The 407 arrivals on December 26 meant more than 150,000 people had made the crossing from France since records began on January 1 2018, prompting a political blame game over responsibility for the numbers.

Graphic showing cumulative arrivals of migrants crossing the English Channel
(PA Graphics)

After Saturday’s update to the figures, Mr Philp said the numbers represented “Labour’s appalling failure” and were “an insult to the British people”.

He said: “In 2023, Conservatives cut the numbers crossing the channel by a third. But now, it’s all moving the other way.

“These rising numbers are the predictable outcome of Starmer scrapping many Conservative measures to tackle this issue, like scrapping the Rwanda deterrent before it even started. We know from the experience in Australia that a deterrent would have stopped the boats if it had been allowed to start as planned in late July.

“The British people deserve better than a Government that can’t, or won’t, deal with illegal channel crossings.”

A group of people thought to be migrants are brought in to Dover
A group of people thought to be migrants are brought in to Dover (Gareth Fuller/PA)

Some 22,629 people have arrived in the UK after crossing the Channel since Sir Keir became Prime Minister in July, up 25% on the same period in 2023 but down 31% on the record year of 2022.

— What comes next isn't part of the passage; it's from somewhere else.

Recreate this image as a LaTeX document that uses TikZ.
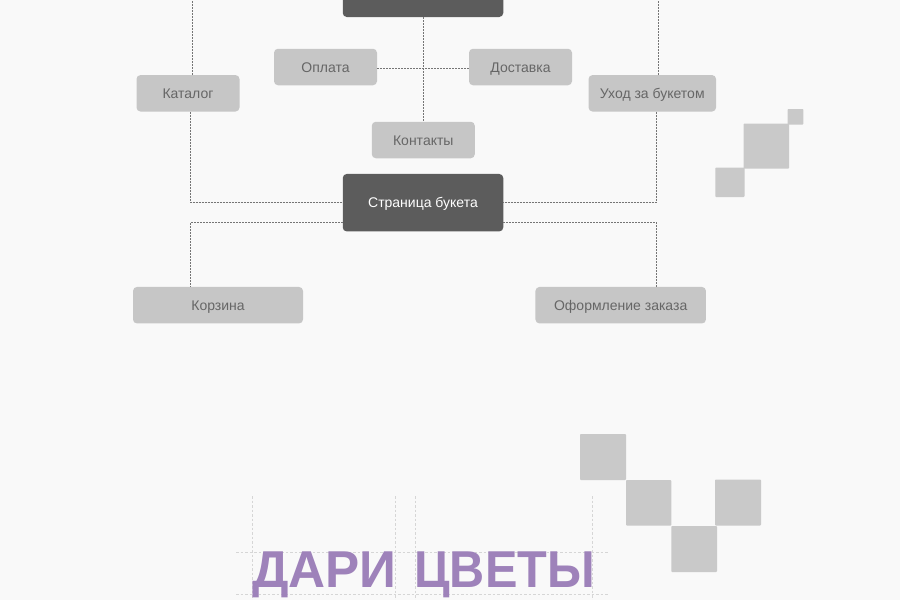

So far this year, 36,204 migrants have arrived in the UK on small boats, provisional Home Office figures show.

This is up 23% on this time last year, but down 21% on 2022.

Prior to the election, crossings in 2024 were up 19% compared to the same period in 2023.

A Home Office spokesperson said: “We all want to end dangerous small boat crossings, which threaten lives and undermine our border security.

“The people-smuggling gangs do not care if the vulnerable people they exploit live or die, as long as they pay. We will stop at nothing to dismantle their business models and bring them to justice.”